The fundamental concept around which the architecture is built, is the information dispatch point (IDP). IDPs are inspired by the work on network pointers [9] and are also somehow similar to file descriptors and sockets in Unix systems. IDPs are typically bound to functional blocks (FB). Functional blocks are information processing units that implement data transmission functionality (for example sending and receiving of IP packets) or some additional functionality as for example traffic monitoring. Generally, functional blocks can be used to implement network services like those described in [10]. IDPs also abstract information channels (IC) via which remote nodes and protocols are reached. However, unlike file descriptors and sockets, the binding of an IDP is dynamic and may change over time as the "network stack" is re-configured. From an implementation standpoint, an IDP is identified by a randomly generated label.

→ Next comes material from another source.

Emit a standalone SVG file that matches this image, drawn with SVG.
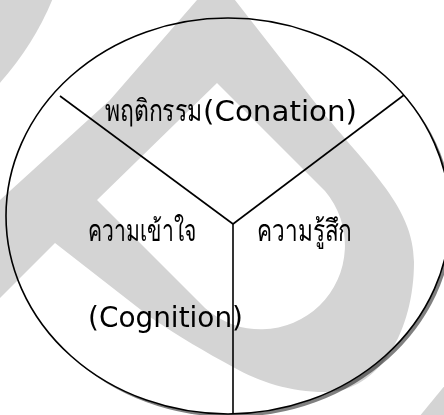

In order to keep track of all available functional blocks and IDPs, there is a central entity on each node. This entity has two tables: one that describes all functional blocks and a second that stores the mappings between IDPs and functional blocks. Those tables are used to forward messages between the individual FB.

The objective of IDPs is actually two-fold: first, they provide a generic communication means between the various functional blocks running inside a node and, second, they provide the flexibility to re-organize the communication paths. Examples of such communication paths are illustrated in Fig. 1. In Fig. 1 (a), a functional block (FB1) sends data to an IDP 'a' which is bound to another functional block (FB2). In Fig. 1 (b), the IDP is rebound to the functional block FB3 and in 1 ©, the IDP is bound to the information channel IC1.

The important property of this re-binding operation is that it is not disruptive: in this example, any FB which was sending packets to IDP 'a' (e.g., FB1) continues to send to IDP 'a' without even being aware of the re-binding operation.

The IDP bindings are stored in a forwarding table within the node where each IDP is identified by a node-local label. This table, called the information dispatch table (IDT), is illustrated by Fig. 2. As shown in the figure, the IDT stores the binding between IDP values and the entity (FB or IC) to which they are bound. When a packet is sent to some IDP, it is forwarded to the FB or IC to which the IDP is currently bound. It is then up to the entity receiving a packet to decide what to do next with the packet: consume the data, add a header and reforward the packet to the next IDP, drop the packet, etc. For example, in Fig. 2, FB1 either forwards data to the IDP 'b' or directly to IDP 'c' (from which data is sent to some network interface for example). Note that a FB/IC may have multiple IDPs attached to it, as shown in the figure where IDPs 'y' and 'b' are both attached to FB2.

As previously stated, the binding of an IDP is not fixed and may be changed dynamically. For example, between Figures 2 and 3, the IDP 'a' was re-bound to functional block FB3. In order to perform a re-binding, only the entry of the particular IDP has to be changed in the information dispatch table. Note that the re-binding has been fully "transparent" to the application, which continues to send data to IDP 'a'. For packet forwarding, IDPs permit to implement forwarding tables which are fully decoupled from addresses and names: i.e., the next hop FBs (inside a node) and (remote) nodes are always identified by IDPs. This hence allows to add and use new networking technologies and protocols as long as they "export" their communication services as IDPs.

To enable communication between hosts and routers implementing and using the same set of functional blocks, we also introduce the concept of compartments. A compartment is a set of FBs, IDPs and ICs with some commonly agreed set of communication principles, protocols and policies. Typical network compartments are an Ethernet segment, the public IPv4 Internet, a private IPv4 subnet, the DNS, peer-to-peer systems like Skype, or distributed web caching networks like Akamai. Note that the concept of compartment is different to the notion of layer, in the sense that the compartment concept captures the idea of a network instance regardless of the level(s) at which it operates in the network architecture. In addition to network compartments, our architecture introduces a special compartment called the node compartment. We indeed consider each networking host to be itself a network composed by the functional blocks running on the host. The node compartment thus encompasses all FBs and IDPs within a node. Throughout this paper network compartments are depicted as dashed blue lines and the node compartment as a solid blue line.